Comments: This is the first madcap comedy we've seen on Horror Incorporated, and it's a movie so tethered to one locale that it looks as though it was originally written for the stage -- even though the credits indicate that it's an original screenplay.

And while I knew I'd never seen it before, why did The Boogie Man Will Get You seem so familiar to me?

I finally figured it out, and no doubt you have already done so as well: The Boogie Man Will Get You is a pretty blatant knockoff of Arsenic and Old Lace, which was a popular Broadway show at the time. Karloff himself had originated the role of Jonathan Brewster on stage the previous year. Instead of two dotty but lovable aunts collecting dead bodies in the cellar of their boarding house, we have a dotty but lovable scientist storing dead bodies in the cellar of his inn.

As you've probably already guessed, this is about as much a horror movie as Arsenic and Old Lace was. It seems to have slipped into the Son of Shock! package more or less by accident (perhaps the title and the presence of Karloff and Peter Lorre convinced someone at Screen Gems that it was a horror flick).

So we must shrug for the moment and go along with it.

As a horror movie, it's obviously a non-starter. As a comedy -- well, it certainly makes you appreciate Arsenic and Old Lace, in much the same way that watching Starcrash improves your opinion of George Lucas' talent as a filmmaker.

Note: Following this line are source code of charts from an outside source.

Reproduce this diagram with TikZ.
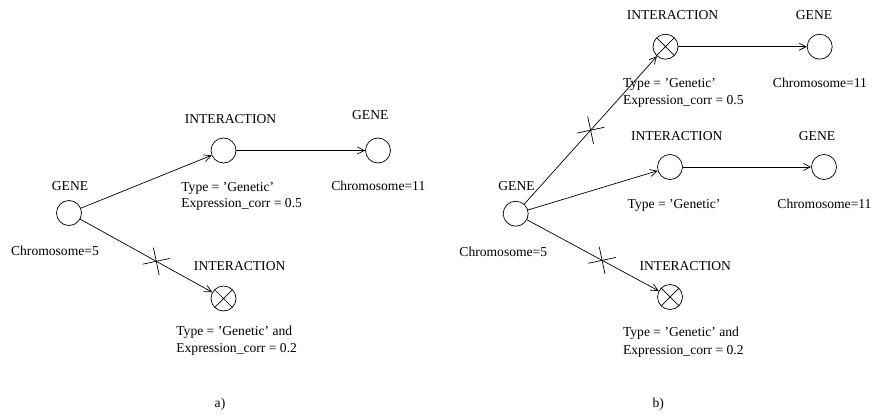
\documentclass[tikz,border=0pt]{standalone}
\usepackage{fontspec}
\setmainfont{Liberation Serif}
\usetikzlibrary{arrows.meta, positioning, calc}

\begin{document}
\begin{tikzpicture}[x=1pt, y=-1pt, line width=0.7pt,
    entity/.style={circle, draw, minimum size=25pt, inner sep=0pt},
    cut/.style={entity, path picture={
        \draw (path picture bounding box.north west) -- (path picture bounding box.south east)
              (path picture bounding box.north east) -- (path picture bounding box.south west);}},
    txt/.style={inner sep=0pt, anchor=base, font=\fontsize{13.6}{16}\selectfont},
    attr/.style={txt, anchor=base west},
    link/.style={-{Straight Barb[length=7pt,width=7pt]}}]
    \useasboundingbox (0,0) rectangle (872,417);

    % a)
    \node [entity] (geneA) at (69,213) {};
    \node [entity] (intA1) at (223.5,150.5) {};
    \node [entity] (geneA1) at (378,150.5) {};
    \node [cut] (intA2) at (223.5,298.5) {};

    \node [txt] (geneAlbl) at (70,190.5) {GENE};
    \node [txt] (geneAattr) at (55,255) {Chromosome=5};
    \node [txt] (intA1lbl) at (230.5,123.3) {INTERACTION};
    \node [attr] (intA1type) at (181,191.7) {Type = 'Genetic'};
    \node [attr] (intA1corr) at (181,207) {Expression\_corr = 0.5};
    \node [txt] (geneA1lbl) at (370.3,120) {GENE};
    \node [txt] (geneA1attr) at (378.3,190.5) {Chromosome=11};
    \node [txt] (intA2lbl) at (239.7,270) {INTERACTION};
    \node [attr] (intA2type) at (176,335) {Type = 'Genetic' and};
    \node [attr] (intA2corr) at (176,352) {Expression\_corr = 0.2};
    \node [txt] (capA) at (220,407) {a)};

    \draw [link] (geneA) -- (intA1);
    \draw [link] (intA1) -- (geneA1);
    \draw [link] (geneA) -- (intA2);
    \coordinate (tickA) at ($(geneA)!0.565!(intA2)$);
    \draw [rotate=12] (tickA) +(-14,0) -- +(14,0) (tickA) +(0,-14) -- +(0,14);

    % b)
    \node [entity] (geneB) at (515.7,213.7) {};
    \node [cut] (intB1) at (665.5,46.7) {};
    \node [entity] (geneB1) at (819.7,46.7) {};
    \node [entity] (intB2) at (670,167) {};
    \node [entity] (geneB2) at (824,167) {};
    \node [cut] (intB3) at (670,297) {};

    \node [txt] (geneBlbl) at (516.5,190) {GENE};
    \node [txt] (geneBattr) at (503.3,256.7) {Chromosome=5};
    \node [txt] (intB1lbl) at (672.5,20) {INTERACTION};
    \node [attr] (intB1type) at (622.7,87.3) {Type = 'Genetic'};
    \node [attr] (intB1corr) at (622.7,104.3) {Expression\_corr = 0.5};
    \node [txt] (geneB1lbl) at (814,20) {GENE};
    \node [txt] (geneB1attr) at (820,87.3) {Chromosome=11};
    \node [txt] (intB2lbl) at (676.7,140) {INTERACTION};
    \node [attr] (intB2type) at (627.3,208.3) {Type = 'Genetic'};
    \node [txt] (geneB2lbl) at (817,140) {GENE};
    \node [txt] (geneB2attr) at (824.5,208.3) {Chromosome=11};
    \node [txt] (intB3lbl) at (685.3,270) {INTERACTION};
    \node [attr] (intB3type) at (622.7,336.7) {Type = 'Genetic' and};
    \node [attr] (intB3corr) at (622.7,354) {Expression\_corr = 0.2};
    \node [txt] (capB) at (658.3,407) {b)};

    \draw [link] (geneB) -- (intB1);
    \draw [link] (intB1) -- (geneB1);
    \draw [link] (geneB) -- (intB2);
    \draw [link] (intB2) -- (geneB2);
    \draw [link] (geneB) -- (intB3);
    \coordinate (tickB1) at ($(geneB)!0.5!(intB1)$);
    \draw [rotate=12] (tickB1) +(-14,0) -- +(14,0) (tickB1) +(0,-14) -- +(0,14);
    \coordinate (tickB3) at ($(geneB)!0.56!(intB3)$);
    \draw [rotate=12] (tickB3) +(-14,0) -- +(14,0) (tickB3) +(0,-14) -- +(0,14);
\end{tikzpicture}
\end{document}
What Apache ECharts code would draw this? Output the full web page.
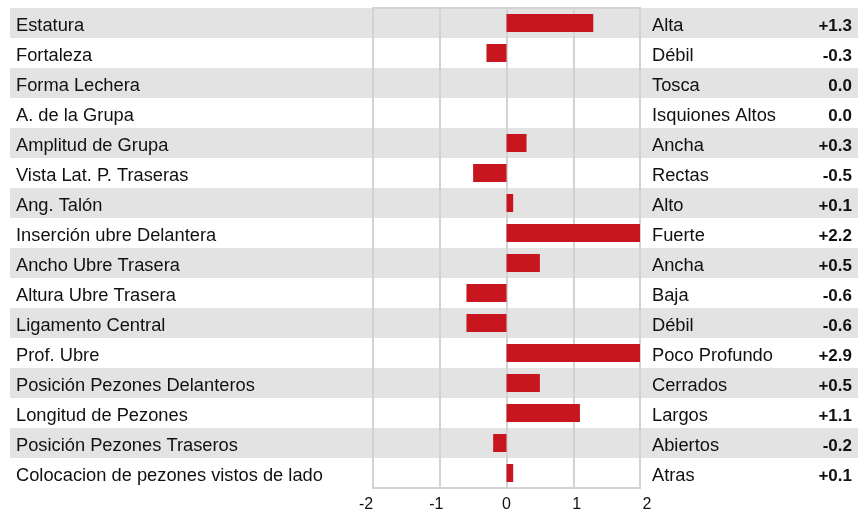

Karloff is perfectly serviceable in the absent-minded professor role, and Peter Lorre in particular seems to be enjoying himself as the kooky and amoral Dr. Lorencz. Retired boxer "Slapsy" Maxie Rosenbloom gets in some laughs as an unsuccessful cosmetics salesman.
And Jeff Donnell (here credited as "Miss Jeff Donnell") shines in her too-brief screen appearance. Considered too plain-looking to be a romantic lead (at least by Hollywood standards), her career sputtered out too quickly.... though I suspect any agent who let her use the stage name "Jeff" might not have been acting in her best interests.